Mustering every shred of his composure, Max reached out to open the door. Had he not known that the chauffeur was watching them from the car, he would have tried to kiss her.

“Your husband . . .”

“For God's sake. Forget about my husband.”

Max's recollections of the night before at La Ferroviaria accompanied the swish of the blade on his chin. He had not yet shaved the patch of foam on his left cheek when there was a knock at the door. Heedless of his appearance (he was dressed in trousers and
shoes, but with only an undershirt on top, and his suspenders were hanging down at his sides), he went to open it, and stood clutching the handle, mouth gaping.

“Good morning,” she said.

She wore a loose-fitting casual dress, with a straight cut, a blue-and-white polka-dot scarf, and a cloche hat that framed her face. She was gazing with amusement at the razor in his right hand. Then her eyes moved up to meet his, first taking in the undershirt, the suspenders, and the remnants of shaving foam on his cheek.

“Perhaps this is a bad time,” she said, with disconcerting calm.

By then, Max had regained enough presence of mind to respond, murmuring an apology for his state of undress before ushering her in. He closed the door, left the razor in the washbowl, pulled the coverlet over his unmade bed, slipped on a collarless shirt, and hitched up his suspenders, trying to think quickly and to calm himself as he did so.

“Forgive the mess. I had no idea . . .”

Mecha Inzunza had not uttered another word and was watching him tidy up, apparently relishing his embarrassment.

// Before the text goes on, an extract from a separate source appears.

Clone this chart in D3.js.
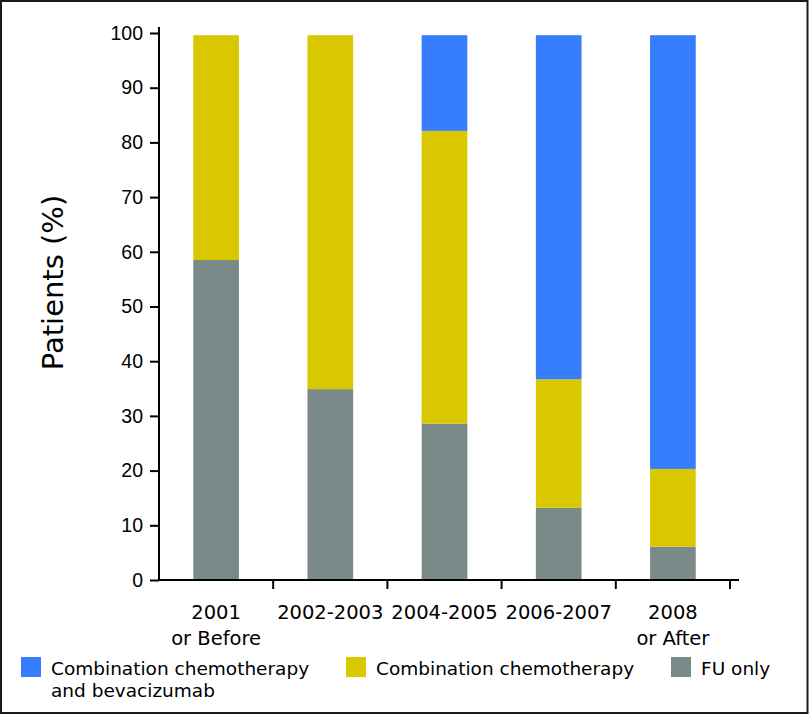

“I came to fetch my glove.”

Max blinked, not understanding.

“Your glove?”

“Yes.”

Still flustered, he finally realized what she meant and opened the wardrobe. The glove was still protruding from the top pocket of the jacket he had been wearing the night before. Next to that hung a gray, three-piece suit, a pair of flannel trousers, and the two evening jackets, a tuxedo and a tailcoat that he wore for work. There was also a pair of black patent leather shoes, half a dozen ties and pairs of socks (he had darned one of them that morning using a maté gourd), three white shirts, and half a dozen starched shirtfronts and cuffs. That was all. In the wardrobe mirror, Max noticed she was studying his movements, and felt ashamed that she
should see how few clothes he owned. He made as if to put a jacket on over his shirt, but saw that she was shaking her head.